"A história da interpretação da criação do homem à imagem de Deus não distingue o falso do verdadeiro, mas o 'verdadeiro' de hoje do 'mais verdadeiro' de amanhã e do 'igualmente verdadeiro' que os envolve. Ela fala de como os mundos religiosos – os monoteístas especialmente – foram obrigados a pensar a alteridade."
A opinião é do teólogo italiano Alberto Melloni, em artigo publicado no jornal Corriere della Sera, 21-09-2009. A tradução é de Moisés Sbardelotto.
Eis o texto.
A linguagem dos direitos é aquela à qual, há mais de dois séculos, foi confiada a tarefa de tornar a vida vivível. Mas, como bem explicou Marcello Flores na sua "Storia dei diritti umani" [História dos direitos humanos] (Editora Il Mulino, 376 páginas), justamente os direitos – inclusive aqueles mais supremos – caminharam por aproximações tentativas, nas quais todas as culturas, todas as ideologias, todas as fés experimentaram fracassos e atrasos. Isso é tão verdade que mais de uma pessoa hoje considera sábio gozar desses direitos na prática, quando existem. Ou pedir o seu respeito, onde faltam. Sem se interrogar muito sobre os seus fundamentos, que são menos relevantes do que seus êxitos.
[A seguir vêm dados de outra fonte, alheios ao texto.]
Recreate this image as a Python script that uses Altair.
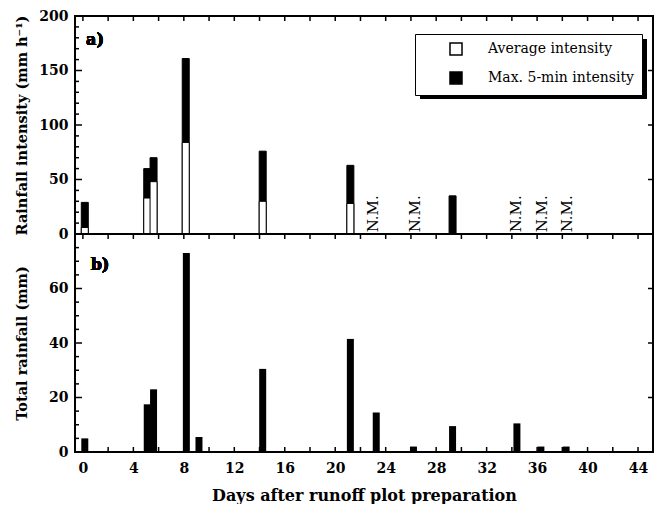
import altair as alt
import pandas as pd

# ---- Panel a: rainfall intensity (mm h-1) ----
int_days = [0.15, 5.1, 5.6, 8.15, 14.25, 21.2, 29.3]
avg_int = [6, 33, 48, 84, 30, 28, None]
max_int = [29, 60, 70, 161, 76, 63, 35]
nm_days = [23.0, 26.3, 34.3, 36.4, 38.4]
nm_labels = ["N.M.", "N.M.", "N.M.", "N.M.", "N.M."]
series_names = ["Average intensity", "Max. 5-min intensity"]

# ---- Panel b: total rainfall (mm) ----
rain_days = [0.15, 5.1, 5.6, 8.2, 9.2, 14.25, 21.2, 23.25, 26.2, 29.3, 34.4, 36.3, 38.3]
total_rain = [5, 17.5, 23, 73, 5.5, 30.5, 41.5, 14.5, 2, 9.5, 10.5, 2, 2]

# ---- ticks ----
x_ticks = list(range(0, 45, 2))
ya_major = [0, 50, 100, 150, 200]
ya_minor = [v for v in range(10, 200, 10) if v % 50 != 0]
ya_right = [50, 100, 150]
yb_major = [0, 20, 40, 60, 80]
yb_minor = [v for v in range(5, 80, 5) if v % 20 != 0]
yb_right = [20, 40, 60]

W = 578
H = 218
SERIF = "DejaVu Serif"

xscale = alt.Scale(domain=[-0.23, 44.79], nice=False, zero=False)
ya_scale = alt.Scale(domain=[0, 200], nice=False)
yb_scale = alt.Scale(domain=[0, 80], nice=False)

# long table for panel a (max drawn first, average on top)
rows = []
for d, m in zip(int_days, max_int):
    rows.append({"day": d, "val": m, "series": series_names[1], "rank": 0})
for d, a in zip(int_days, avg_int):
    if a is not None:
        rows.append({"day": d, "val": a, "series": series_names[0], "rank": 1})
df_a = pd.DataFrame(rows)
df_b = pd.DataFrame({"day": rain_days, "val": total_rain})
df_nm = pd.DataFrame({"day": nm_days, "label": nm_labels})
df_xt = pd.DataFrame({"day": x_ticks})


def yticks(vals, scale, x0, x1):
    return alt.Chart(pd.DataFrame({"val": vals})).mark_rule(color="black", strokeWidth=1.5).encode(
        y=alt.Y("val:Q", scale=scale), x=alt.value(x0), x2=alt.value(x1)
    )


def xticks(y0, y1):
    return alt.Chart(df_xt).mark_rule(color="black", strokeWidth=1.5).encode(
        x=alt.X("day:Q", scale=xscale), y=alt.value(y0), y2=alt.value(y1)
    )


bars_a = alt.Chart(df_a).mark_bar(size=7, stroke="black", strokeWidth=1).encode(
    x=alt.X("day:Q", scale=xscale, axis=None),
    y=alt.Y("val:Q", scale=ya_scale, stack=None,
            axis=alt.Axis(values=ya_major, title="Rainfall intensity (mm h⁻¹)", ticks=False,
                          domain=False, grid=False, labelPadding=7, titleX=-46,
                          titleFontSize=14.5, format="d")),
    color=alt.Color("series:N", scale=alt.Scale(domain=series_names, range=["white", "black"]),
                    legend=alt.Legend(title=None, orient="none", legendX=340, legendY=18,
                                      padding=8, strokeColor="black", fillColor="white",
                                      labelFont=SERIF, labelFontSize=14, labelFontWeight="normal",
                                      labelColor="black", symbolType="square", symbolSize=144,
                                      symbolStrokeColor="black", symbolStrokeWidth=1.5,
                                      symbolOffset=26, labelOffset=25, rowPadding=11)),
    order=alt.Order("rank:Q"),
)

shadow = alt.Chart(df_a).mark_rect(color="black").encode(
    x=alt.value(345), x2=alt.value(572), y=alt.value(23), y2=alt.value(83)
)

nm_text = alt.Chart(df_nm).mark_text(angle=270, align="left", baseline="middle", font=SERIF,
                                      fontSize=15, color="black").encode(
    x=alt.X("day:Q", scale=xscale), y=alt.datum(1.5), text="label:N"
)

lab_a = alt.Chart(df_a).mark_text(text="a)", font=SERIF, fontSize=16, fontWeight="bold",
                                  color="black", align="center", baseline="middle").encode(
    x=alt.value(20), y=alt.value(24)
)

panel_a = alt.layer(
    bars_a, shadow, nm_text, lab_a,
    yticks(ya_major, ya_scale, 0, 7), yticks(ya_minor, ya_scale, 0, 4),
    yticks(ya_right, ya_scale, W - 5, W),
    xticks(0, 5),
).properties(width=W, height=H)

bars_b = alt.Chart(df_b).mark_bar(size=7, color="black").encode(
    x=alt.X("day:Q", scale=xscale,
            axis=alt.Axis(values=x_ticks, title="Days after runoff plot preparation", ticks=False,
                          domain=False, grid=False, labelPadding=9, titlePadding=12,
                          labelOverlap=False, titleFontSize=16, format="d")),
    y=alt.Y("val:Q", scale=yb_scale,
            axis=alt.Axis(values=[0, 20, 40, 60], title="Total rainfall (mm)", ticks=False,
                          domain=False, grid=False, labelPadding=7, titleX=-46,
                          titleFontSize=14.5, format="d")),
)

lab_b = alt.Chart(df_b).mark_text(text="b)", font=SERIF, fontSize=16, fontWeight="bold",
                                  color="black", align="center", baseline="middle").encode(
    x=alt.value(25), y=alt.value(31)
)

panel_b = alt.layer(
    bars_b, lab_b,
    yticks(yb_major, yb_scale, 0, 7), yticks(yb_minor, yb_scale, 0, 4),
    yticks(yb_right, yb_scale, W - 5, W),
    xticks(0, 5), xticks(H, H - 5),
).properties(width=W, height=H)

chart = alt.vconcat(panel_a, panel_b, spacing=0, bounds="flush").resolve_legend(
    color="independent"
).properties(
    padding={"left": 4, "top": 0, "right": 0, "bottom": 0}, background="white"
).configure_view(stroke="black", strokeWidth=2).configure_axis(
    labelFont=SERIF, labelFontSize=14, labelFontWeight="bold", labelColor="black",
    titleFont=SERIF, titleFontSize=14, titleFontWeight="bold", titleColor="black"
)

chart.save("out.html", embed_options={"renderer": "svg", "actions": False})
Porém, mesmo que se olhe os direitos com o mais pragmático desencanto, a discussão se reacende quando se deve dizer quem é seu titular. Há quem reproponha a famosa tese de Simone Weil, segundo a qual "o que é sagrado, bem longe de ser a pessoa, é aquilo que, em um ser humano, é impessoal". E há quem recorde que o personalismo foi o instrumento com o qual uma grande cultura, justamente não inclinada a reconhecer os direitos do homem como fator de progresso civil e moral como a católica, aprendeu a confiar na democracia, a lutar por ela.
Quem quiser saborear essa diferença poderá reler Roberto Esposito no recente livro da fundação Italianieuropei, "Religione e democrazia" (Ed. Solaris, 200 páginas), editado por Massimo Adinolfi e Alfredo D’Attorre, ou escutar na Radio Radicale como Valerio Onida apresentou o livro de Lucia Castellano e Donatella Stasio, "Diritti e castighi. Storie di umanità cancellata in carcere" (Ed. Il Saggiatore, 292 páginas).
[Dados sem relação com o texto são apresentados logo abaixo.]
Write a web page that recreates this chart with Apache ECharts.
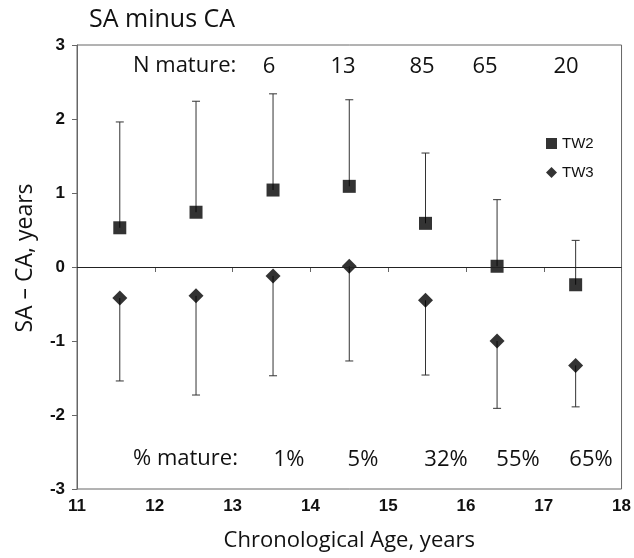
<!DOCTYPE html>
<html>
<head>
<meta charset="utf-8">
<script src="https://cdn.jsdelivr.net/npm/echarts@6/dist/echarts.min.js"></script>
<style>
html, body { margin: 0; padding: 0; background: #fff; }
#main { width: 634px; height: 558px; }
</style>
</head>
<body>
<div id="main"></div>
<script>
// data
var ages = [11.55, 12.53, 13.52, 14.5, 15.48, 16.4, 17.41];
var tw2Mean = [0.53, 0.74, 1.04, 1.09, 0.59, 0.01, -0.24];
var tw2Upper = [1.96, 2.24, 2.34, 2.26, 1.54, 0.91, 0.36];
var tw3Mean = [-0.42, -0.39, -0.12, 0.01, -0.45, -1.0, -1.33];
var tw3Lower = [-1.54, -1.73, -1.47, -1.27, -1.46, -1.91, -1.89];
var nMature = ["6", "13", "85", "65", "20"];
var pctMature = ["1%", "5%", "32%", "55%", "65%"];

// where the annotation texts sit (pixels)
var nMatureX = [269, 343, 422, 485, 566];
var pctMatureX = [289, 363, 446, 518, 591];

var myChart = echarts.init(document.getElementById("main"));

var textFont = "'Open Sans', 'DejaVu Sans', sans-serif";
var tickFont = "'Liberation Sans', Arial, sans-serif";

function pairs(xs, ys) {
  return xs.map(function(x, i) { return [x, ys[i]]; });
}
function triples(xs, a, b) {
  return xs.map(function(x, i) { return [x, a[i], b[i]]; });
}

// 误差线：从均值画到端点，端点加一个小横线
function errorBar(params, api) {
  var p0 = api.coord([api.value(0), api.value(1)]);
  var p1 = api.coord([api.value(0), api.value(2)]);
  var style = { stroke: "#333", lineWidth: 1 };
  return {
    type: "group",
    children: [
      { type: "line", shape: { x1: p0[0], y1: p0[1], x2: p1[0], y2: p1[1] }, style: style },
      { type: "line", shape: { x1: p1[0] - 4, y1: p1[1], x2: p1[0] + 4, y2: p1[1] }, style: style }
    ]
  };
}

var graphics = [];
graphics.push({
  type: "text", left: 133, top: 55,
  style: { text: "N mature:", font: "22px " + textFont, fill: "#111" }
});
nMature.forEach(function(t, i) {
  graphics.push({
    type: "text", x: nMatureX[i], y: 67,
    style: { text: t, font: "22px " + textFont, fill: "#111", textAlign: "center", textVerticalAlign: "middle" }
  });
});
graphics.push({
  type: "text", left: 133, top: 448,
  style: { text: "% mature:", font: "22px " + textFont, fill: "#111" }
});
pctMature.forEach(function(t, i) {
  graphics.push({
    type: "text", x: pctMatureX[i], y: 460,
    style: { text: t, font: "22px " + textFont, fill: "#111", textAlign: "center", textVerticalAlign: "middle" }
  });
});

var option = {
  animation: false,
  backgroundColor: "#fff",
  title: {
    text: "SA minus CA",
    left: 89,
    top: 7,
    padding: 0,
    textStyle: { fontFamily: textFont, fontSize: 25, fontWeight: "normal", color: "#111" }
  },
  legend: {
    orient: "vertical",
    left: 541,
    top: 131,
    itemWidth: 11,
    itemHeight: 11,
    itemGap: 14,
    textStyle: { fontFamily: tickFont, fontSize: 15, color: "#111" },
    data: [
      { name: "TW2", icon: "rect" },
      { name: "TW3", icon: "diamond" }
    ]
  },
  grid: {
    left: 77,
    right: 12,
    top: 45,
    bottom: 69,
    show: true,
    borderColor: "#666",
    borderWidth: 1
  },
  xAxis: {
    type: "value",
    min: 11,
    max: 18,
    interval: 1,
    name: "Chronological Age, years",
    nameLocation: "middle",
    nameGap: 41,
    nameTextStyle: { fontFamily: textFont, fontSize: 22, color: "#111" },
    axisLine: { lineStyle: { color: "#666" } },
    axisTick: { show: true, inside: false, length: 5, lineStyle: { color: "#666" } },
    axisLabel: { fontFamily: tickFont, fontSize: 17, fontWeight: "bold", color: "#111", margin: 9 },
    splitLine: { show: false }
  },
  yAxis: {
    type: "value",
    min: -3,
    max: 3,
    interval: 1,
    name: "SA \u2013 CA, years",
    nameLocation: "middle",
    nameGap: 40,
    nameTextStyle: { fontFamily: textFont, fontSize: 23, color: "#111", padding: [0, 0, 0, 18] },
    axisLine: { lineStyle: { color: "#666" } },
    axisTick: { show: true, inside: false, length: 5, lineStyle: { color: "#666" } },
    axisLabel: { fontFamily: tickFont, fontSize: 17, fontWeight: "bold", color: "#111", margin: 12 },
    splitLine: { show: false }
  },
  series: [
    {
      name: "TW2 error",
      type: "custom",
      renderItem: errorBar,
      data: triples(ages, tw2Mean, tw2Upper),
      z: 1,
      silent: true
    },
    {
      name: "TW3 error",
      type: "custom",
      renderItem: errorBar,
      data: triples(ages, tw3Mean, tw3Lower),
      z: 1,
      silent: true
    },
    {
      name: "TW2",
      type: "scatter",
      symbol: "rect",
      symbolSize: 13,
      itemStyle: { color: "#000" },
      data: pairs(ages, tw2Mean),
      z: 3,
      markLine: {
        silent: true,
        symbol: "none",
        label: { show: false },
        lineStyle: { color: "#222", width: 1, type: "solid" },
        data: [{ yAxis: 0 }]
      }
    },
    {
      name: "TW3",
      type: "scatter",
      symbol: "diamond",
      symbolSize: 15,
      itemStyle: { color: "#000" },
      data: pairs(ages, tw3Mean),
      z: 3
    }
  ],
  graphic: graphics
};

myChart.setOption(option);
</script>
</body>
</html>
Na realidade, tanto a linguagem do humano como a da pessoa não são outra coisa que interpretações de uma convicção das Escrituras judaicas e cristãs e (por meio de um hadith do Profeta) da tradição islâmica: a que se expressa pela afirmação sobre o homem criado à imagem e semelhança de Deus. Essa passagem já é objeto de um trabalho hermenèutico dentro do próprio livro do Gênesis: como imagem, o homem, de fato, exerce o poder do representado, mas a complementaridade entre os sexos ("homem e mulher os criou") redimensiona essa imagem.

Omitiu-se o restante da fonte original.